#### DATASET SECTION ####
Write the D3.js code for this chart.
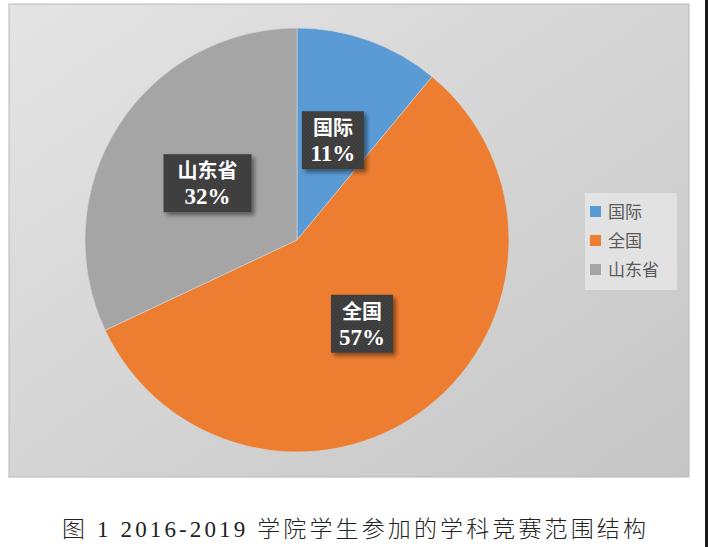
<!DOCTYPE html>
<html>
<head>
<meta charset="utf-8">
<script src="https://cdn.jsdelivr.net/npm/d3@7"></script>
<style>
  body { margin: 0; background: #fff; }
  svg { display: block; }
</style>
</head>
<body>
<svg id="chart" width="708" height="547"></svg>
<script>
// chart values
var categories = ["国际", "全国", "山东省"];
var shares = [11, 57, 32];
var colors = ["#5b9bd5", "#ed7d31", "#a5a5a5"];
var caption = "图 1 2016-2019 学院学生参加的学科竞赛范围结构";

var svg = d3.select("#chart");
var defs = svg.append("defs");

var bg = defs.append("linearGradient").attr("id", "bg")
  .attr("x1", "0").attr("y1", "0").attr("x2", "1").attr("y2", "1");
bg.append("stop").attr("offset", "0").attr("stop-color", "#e4e4e4");
bg.append("stop").attr("offset", "1").attr("stop-color", "#c6c6c6");

var pat = defs.append("pattern").attr("id", "dots")
  .attr("width", 4).attr("height", 4).attr("patternUnits", "userSpaceOnUse");
pat.append("rect").attr("width", 4).attr("height", 4).attr("fill", "#3b3b3b");
pat.append("circle").attr("cx", 1).attr("cy", 1).attr("r", 0.8).attr("fill", "#4d4d4d");
pat.append("circle").attr("cx", 3).attr("cy", 3).attr("r", 0.8).attr("fill", "#4d4d4d");

var sh = defs.append("filter").attr("id", "shadow")
  .attr("x", "-20%").attr("y", "-20%").attr("width", "150%").attr("height", "150%");
sh.append("feDropShadow").attr("dx", 3).attr("dy", 3).attr("stdDeviation", 2)
  .attr("flood-color", "#000").attr("flood-opacity", 0.45);

// panel
svg.append("rect").attr("x", 9).attr("y", 4).attr("width", 680).attr("height", 473)
  .attr("fill", "url(#bg)").attr("stroke", "#b8b8b8").attr("stroke-width", 1);
svg.append("rect").attr("x", 705).attr("y", 0).attr("width", 3).attr("height", 547).attr("fill", "#1a1a1a");

var cx = 297, cy = 240, r = 212;
var pie = d3.pie().sort(null).value(function(d) { return d; });
var arc = d3.arc().innerRadius(0).outerRadius(r);
var arcs = pie(shares);

var g = svg.append("g").attr("transform", "translate(" + cx + "," + cy + ")");
g.selectAll("path").data(arcs).enter().append("path")
  .attr("d", arc)
  .attr("fill", function(d, i) { return colors[i]; })
  .attr("stroke", "#d6d6d6").attr("stroke-width", 0.6);

// data labels
var lab = g.selectAll("g.lab").data(arcs).enter().append("g")
  .attr("class", "lab")
  .attr("transform", function(d) {
    var c = arc.centroid(d);
    return "translate(" + c[0] + "," + c[1] + ")";
  });
lab.append("rect")
  .attr("x", function(d, i) { return i == 2 ? -44 : -31; })
  .attr("width", function(d, i) { return i == 2 ? 88 : 62; })
  .attr("y", -29).attr("height", 58)
  .attr("fill", "url(#dots)")
  .attr("filter", "url(#shadow)");
lab.append("text")
  .attr("text-anchor", "middle").attr("y", -5)
  .attr("font-family", "'Noto Sans CJK SC', sans-serif")
  .attr("font-weight", "bold").attr("font-size", 20).attr("fill", "#fff")
  .text(function(d, i) { return categories[i]; });
lab.append("text")
  .attr("text-anchor", "middle").attr("y", 21)
  .attr("font-family", "'Liberation Serif', serif")
  .attr("font-weight", "bold")
  .attr("font-size", 23).attr("fill", "#fff")
  .text(function(d, i) { return shares[i] + "%"; });

// legend
var lg = svg.append("g").attr("transform", "translate(585,193)");
lg.append("rect").attr("width", 92).attr("height", 97)
  .attr("fill", "#e8e8e8").attr("opacity", 0.75);
var item = lg.selectAll("g.item").data(categories).enter().append("g")
  .attr("class", "item")
  .attr("transform", function(d, i) { return "translate(0," + (19 + i * 29) + ")"; });
item.append("rect").attr("x", 5).attr("y", -6).attr("width", 11).attr("height", 11)
  .attr("fill", function(d, i) { return colors[i]; });
item.append("text").attr("x", 23).attr("y", 6)
  .attr("font-family", "'Noto Sans CJK SC', sans-serif")
  .attr("font-size", 17).attr("fill", "#595959")
  .text(function(d) { return d; });

// caption
svg.append("text").attr("x", 354).attr("y", 537).attr("text-anchor", "middle")
  .attr("font-family", "'Liberation Serif', 'Noto Sans CJK SC', serif").attr("font-weight", 300)
  .attr("font-size", 23).attr("fill", "#222")
  .attr("textLength", 584).attr("lengthAdjust", "spacing")
  .text(caption);
</script>
</body>
</html>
####
▶ THE REQUEST
Leave out the pictures and restate everything else word for word.

▶ WRITTEN RESPONSE
Write the D3.js code for this chart.
<!DOCTYPE html>
<html>
<head>
<meta charset="utf-8">
<script src="https://cdn.jsdelivr.net/npm/d3@7"></script>
<style>
  body { margin: 0; background: #fff; }
  svg { display: block; }
</style>
</head>
<body>
<svg id="chart" width="708" height="547"></svg>
<script>
// chart values
var categories = ["国际", "全国", "山东省"];
var shares = [11, 57, 32];
var colors = ["#5b9bd5", "#ed7d31", "#a5a5a5"];
var caption = "图 1 2016-2019 学院学生参加的学科竞赛范围结构";

var svg = d3.select("#chart");
var defs = svg.append("defs");

var bg = defs.append("linearGradient").attr("id", "bg")
  .attr("x1", "0").attr("y1", "0").attr("x2", "1").attr("y2", "1");
bg.append("stop").attr("offset", "0").attr("stop-color", "#e4e4e4");
bg.append("stop").attr("offset", "1").attr("stop-color", "#c6c6c6");

var pat = defs.append("pattern").attr("id", "dots")
  .attr("width", 4).attr("height", 4).attr("patternUnits", "userSpaceOnUse");
pat.append("rect").attr("width", 4).attr("height", 4).attr("fill", "#3b3b3b");
pat.append("circle").attr("cx", 1).attr("cy", 1).attr("r", 0.8).attr("fill", "#4d4d4d");
pat.append("circle").attr("cx", 3).attr("cy", 3).attr("r", 0.8).attr("fill", "#4d4d4d");

var sh = defs.append("filter").attr("id", "shadow")
  .attr("x", "-20%").attr("y", "-20%").attr("width", "150%").attr("height", "150%");
sh.append("feDropShadow").attr("dx", 3).attr("dy", 3).attr("stdDeviation", 2)
  .attr("flood-color", "#000").attr("flood-opacity", 0.45);

// panel
svg.append("rect").attr("x", 9).attr("y", 4).attr("width", 680).attr("height", 473)
  .attr("fill", "url(#bg)").attr("stroke", "#b8b8b8").attr("stroke-width", 1);
svg.append("rect").attr("x", 705).attr("y", 0).attr("width", 3).attr("height", 547).attr("fill", "#1a1a1a");

var cx = 297, cy = 240, r = 212;
var pie = d3.pie().sort(null).value(function(d) { return d; });
var arc = d3.arc().innerRadius(0).outerRadius(r);
var arcs = pie(shares);

var g = svg.append("g").attr("transform", "translate(" + cx + "," + cy + ")");
g.selectAll("path").data(arcs).enter().append("path")
  .attr("d", arc)
  .attr("fill", function(d, i) { return colors[i]; })
  .attr("stroke", "#d6d6d6").attr("stroke-width", 0.6);

// data labels
var lab = g.selectAll("g.lab").data(arcs).enter().append("g")
  .attr("class", "lab")
  .attr("transform", function(d) {
    var c = arc.centroid(d);
    return "translate(" + c[0] + "," + c[1] + ")";
  });
lab.append("rect")
  .attr("x", function(d, i) { return i == 2 ? -44 : -31; })
  .attr("width", function(d, i) { return i == 2 ? 88 : 62; })
  .attr("y", -29).attr("height", 58)
  .attr("fill", "url(#dots)")
  .attr("filter", "url(#shadow)");
lab.append("text")
  .attr("text-anchor", "middle").attr("y", -5)
  .attr("font-family", "'Noto Sans CJK SC', sans-serif")
  .attr("font-weight", "bold").attr("font-size", 20).attr("fill", "#fff")
  .text(function(d, i) { return categories[i]; });
lab.append("text")
  .attr("text-anchor", "middle").attr("y", 21)
  .attr("font-family", "'Liberation Serif', serif")
  .attr("font-weight", "bold")
  .attr("font-size", 23).attr("fill", "#fff")
  .text(function(d, i) { return shares[i] + "%"; });

// legend
var lg = svg.append("g").attr("transform", "translate(585,193)");
lg.append("rect").attr("width", 92).attr("height", 97)
  .attr("fill", "#e8e8e8").attr("opacity", 0.75);
var item = lg.selectAll("g.item").data(categories).enter().append("g")
  .attr("class", "item")
  .attr("transform", function(d, i) { return "translate(0," + (19 + i * 29) + ")"; });
item.append("rect").attr("x", 5).attr("y", -6).attr("width", 11).attr("height", 11)
  .attr("fill", function(d, i) { return colors[i]; });
item.append("text").attr("x", 23).attr("y", 6)
  .attr("font-family", "'Noto Sans CJK SC', sans-serif")
  .attr("font-size", 17).attr("fill", "#595959")
  .text(function(d) { return d; });

// caption
svg.append("text").attr("x", 354).attr("y", 537).attr("text-anchor", "middle")
  .attr("font-family", "'Liberation Serif', 'Noto Sans CJK SC', serif").attr("font-weight", 300)
  .attr("font-size", 23).attr("fill", "#222")
  .attr("textLength", 584).attr("lengthAdjust", "spacing")
  .text(caption);
</script>
</body>
</html>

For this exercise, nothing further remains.